Some writers have believed that the popularity of the opera in the 1970s was because listeners believed it was a veiled criticism of the Soviet system, and people went searching for anti-communist messages in a plot which was written before the communist system existed.

THE PRODUCTION

The Met has taken full advantage of the modern staging techniques which would not have been available to either to Gogol or to Shostakovich. Although there is a human-sized nose which walks about, sings, and dances, much of the activity by the separated appendage is seen as cartoons, projected onto the scenery which is largely painted to resemble the pages of newspapers.

Most of the printing on the backgrounds is in Russian, although some is in English.

The scene in which Kovalev finds his nose, praying in a giant cathedral, there is a huge projection of a nose on a scrim, and we see handsome young tenor Alexander Lewis, dressed identically to Szot, visible inside the projection and singing the Nose’s contempt for its former owner.

The opera is sung almost entirely in Russian, with English subtitles.

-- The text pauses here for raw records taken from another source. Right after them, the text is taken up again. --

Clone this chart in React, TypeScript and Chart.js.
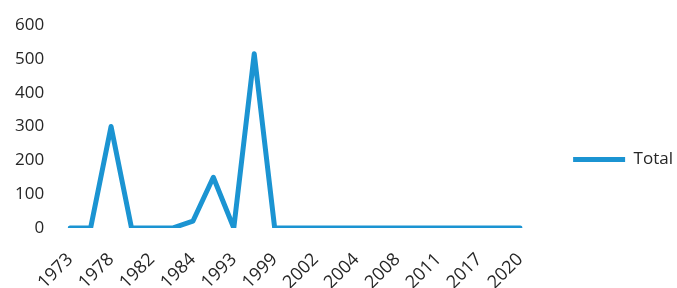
import React, { useEffect, useRef } from "react";
import { Chart, registerables } from "chart.js";

Chart.register(...registerables);

const years: string[] = [
  "1973", "1977", "1978", "1979", "1982", "1983", "1984", "1987", "1993", "1996", "1999", "2001",
  "2002", "2003", "2004", "2006", "2008", "2010", "2011", "2015", "2017", "2019", "2020",
];
const totals: number[] = [0, 0, 300, 0, 0, 0, 20, 150, 0, 515, 0, 0, 0, 0, 0, 0, 0, 0, 0, 0, 0, 0, 0];
const yTicks: number[] = [0, 100, 200, 300, 400, 500, 600];
const seriesName = "Total";

const lineColor = "#1B94D2";
const textColor = "#262626";
const fontFamily = "'Open Sans', sans-serif";

export default function App() {
  const canvasRef = useRef<HTMLCanvasElement | null>(null);

  useEffect(() => {
    if (!canvasRef.current) return;
    const legendShift = {
      id: "legendShift",
      afterLayout(chart: any) {
        const l = chart.legend;
        if (l) {
          l.top += 3;
          l.bottom += 3;
        }
      },
    };
    const chart = new Chart(canvasRef.current, {
      type: "line",
      data: {
        labels: years,
        datasets: [
          {
            label: seriesName,
            data: totals,
            borderColor: lineColor,
            backgroundColor: lineColor,
            borderWidth: 5,
            tension: 0,
            pointRadius: 0,
            pointHoverRadius: 0,
            borderCapStyle: "round",
            borderJoinStyle: "round",
            fill: false,
          },
        ],
      },
      options: {
        animation: false,
        responsive: true,
        maintainAspectRatio: false,
        layout: { padding: { left: -11, right: -6, top: 25, bottom: 0 } },
        plugins: {
          tooltip: { enabled: false },
          legend: {
            position: "right",
            labels: {
              usePointStyle: true,
              pointStyle: "line",
              pointStyleWidth: 52,
              padding: 53,
              color: textColor,
              font: { family: fontFamily, size: 17 },
            },
          },
        },
        scales: {
          x: {
            grid: { display: false, drawTicks: false },
            border: { display: false },
            ticks: {
              autoSkip: false,
              minRotation: 45,
              maxRotation: 45,
              padding: 21,
              color: textColor,
              font: { family: fontFamily, size: 18 },
              callback: (_v: any, i: number) => (i % 2 === 0 ? years[i] : ""),
            },
            afterFit: (scale: any) => {
              scale.height = 60;
              scale.paddingLeft = 0;
              scale.paddingRight = 0;
            },
          },
          y: {
            min: 0,
            max: 600,
            grid: { display: false, drawTicks: false },
            border: { display: false },
            afterBuildTicks: (scale: any) => {
              scale.ticks = yTicks.map((v) => ({ value: v }));
            },
            ticks: {
              padding: 26,
              color: textColor,
              font: { family: fontFamily, size: 17 },
            },
            afterFit: (scale: any) => {
              scale.paddingTop = 0;
              scale.paddingBottom = 0;
            },
          },
        },
      },
      plugins: [legendShift],
    });
    return () => chart.destroy();
  }, []);

  return (
    <div style={{ position: "absolute", left: 0, top: 0, width: 677, height: 288, background: "#fff" }}>
      <canvas ref={canvasRef} />
    </div>
  );
}
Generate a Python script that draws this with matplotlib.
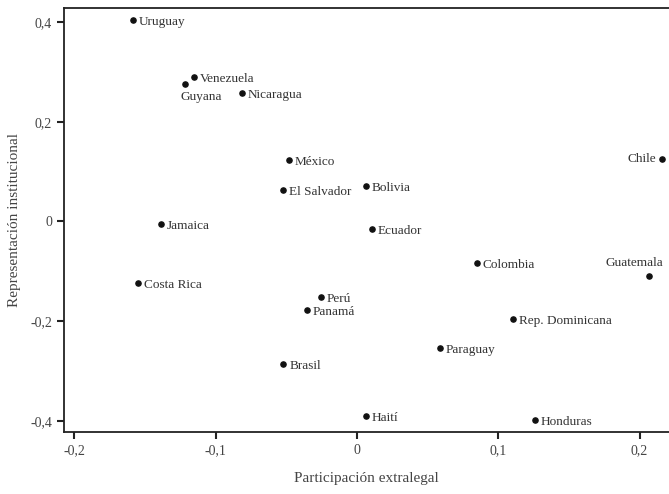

There was a large audience present at the Opera House, and listening to conversations among departing audience members, there was no audible rejection of the complex style of the opera and much discussion of what one thing or another in the opera might have been intended to mean.

The next programming at the 1891 Opera House will be tonight and Tuesday, at 7:30 p.m., when the film “Rush” will be shown.

Friday at 7:30 p.m. television weather forecaster Mike Randall will present his well-known, one-man show of “An Evening with Mark Twain.”

Next Saturday and Nov.12, at 7:30 p.m., the film “Don Jon,” by Joseph Gordon-Levitt will be shown.